Gatilov reiterated Russian statements -- also repeated on Friday by President Vladimir Putin -- that Moscow is open to Assad’s exit from power if it results from a Syrian political dialogue without foreign interference, according to Reuters.

“We have never said or posed the condition that Assad must necessarily stay in power as the result of this political process,” state-run Itar-Tass quoted Gatilov as saying in Geneva, a day after a meeting Annan. “This issue must be resolved by the Syrians themselves.”

He said Russia “is not holding any contacts or discussions with anyone about whether Assad should stay in power or go.”

Gatilov expressed doubt the formula used in Yemen could succeed in Syria.

“It would be good if there was ... political desire on both sides that would allow for progress toward a resolution, and in that case it would probably be appropriate to talk about the Yemen model,” he said. “But in Syria, we see no such desire on the opposition side.”

U.S. President Barack Obama told G8 nations including Russia last month that Assad must leave power and pointed to Yemen, where foreign states helped engineer a handover from longtime leader Ali Abdullah Saleh to an administration led by his vice president, as a model for a potential transition.

Media reports have suggested Washington is trying to enlist Russia's support for such a plan.

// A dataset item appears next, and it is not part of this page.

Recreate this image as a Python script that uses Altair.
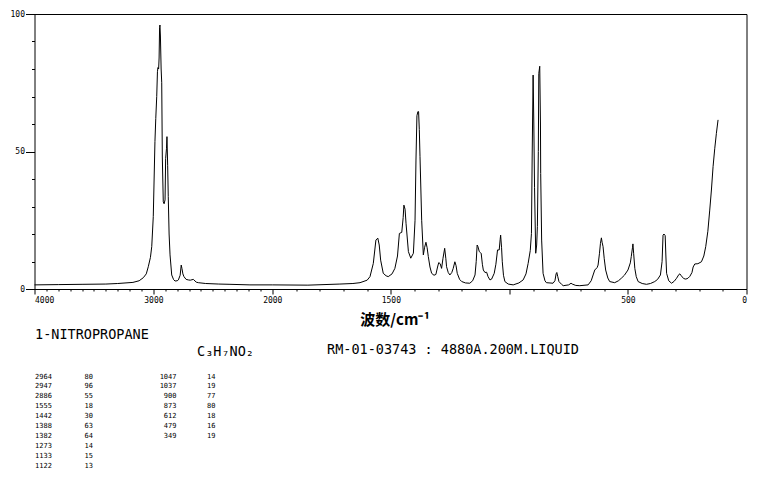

In a telephone call on Saturday with Russian Foreign Minister Sergei Lavrov, U.S. Secretary of State Hillary Clinton conveyed a message that “we’ve got to start working together to help the Syrians with a serious political transition strategy.”

Russia expressed “serious concern" about that decision in a Foreign Ministry statement on Tuesday, saying it was aimed “to undermine international efforts to foster a shift from confrontation to a political process.”

In Beijing, Putin and Chinese President Hu Jintao urged the world not to abandon Annan’s plan, which calls for a “political process” but does includes no specific call for Assad to leave power.

Syrian rebels said on Monday they were no longer bound by a U.N.-backed truce because Assad had failed to observe their Friday deadline to implement the ceasefire.

Russia and China used their U.N. Security Council vetoes in February to block a Western-backed resolution supporting an Arab League call for Assad to cede power.

Syria, meanwhile, has agreed to allow humanitarian workers and supplies into four of its provinces hit hardest by violence, a promise of some relief in a nation where 1 million people need aid urgently due to the fighting, officials said Tuesday, The Associated Press reported.

At the same time, however, Damascus plunged itself into further international isolation by labeling U.S. and European envoys as unwelcome in retaliation for earlier Western expulsions of Syrian diplomats.

Syria’s uprising began in March 2011 with mostly peaceful protests, but a brutal government crackdown using tanks, machine guns and snipers led many in the opposition to take up arms. The violence has grown in recent months, with the country spiraling toward civil war and activists saying more than 13,000 people have been killed.

Last week, Western nations expelled Syrian diplomats in a coordinated move after a May 25 massacre in which 108 people were slaughtered in al-Houla, a cluster of small villages in the central province of Homs. The U.N. says pro-regime gunmen were believed to be responsible for at least some of the killings, but Assad has insisted his forces had nothing to do it.

Foreign Ministry spokesman Jihad Makdissi said Damascus has decided to take a “reciprocal measure” against ambassadors from the U.S., Britain, Turkey, Switzerland, France, Italy and Spain. A number of French, German, Canadian, Bulgarian and Belgian diplomats also are affected, Makdissi said, according to AP.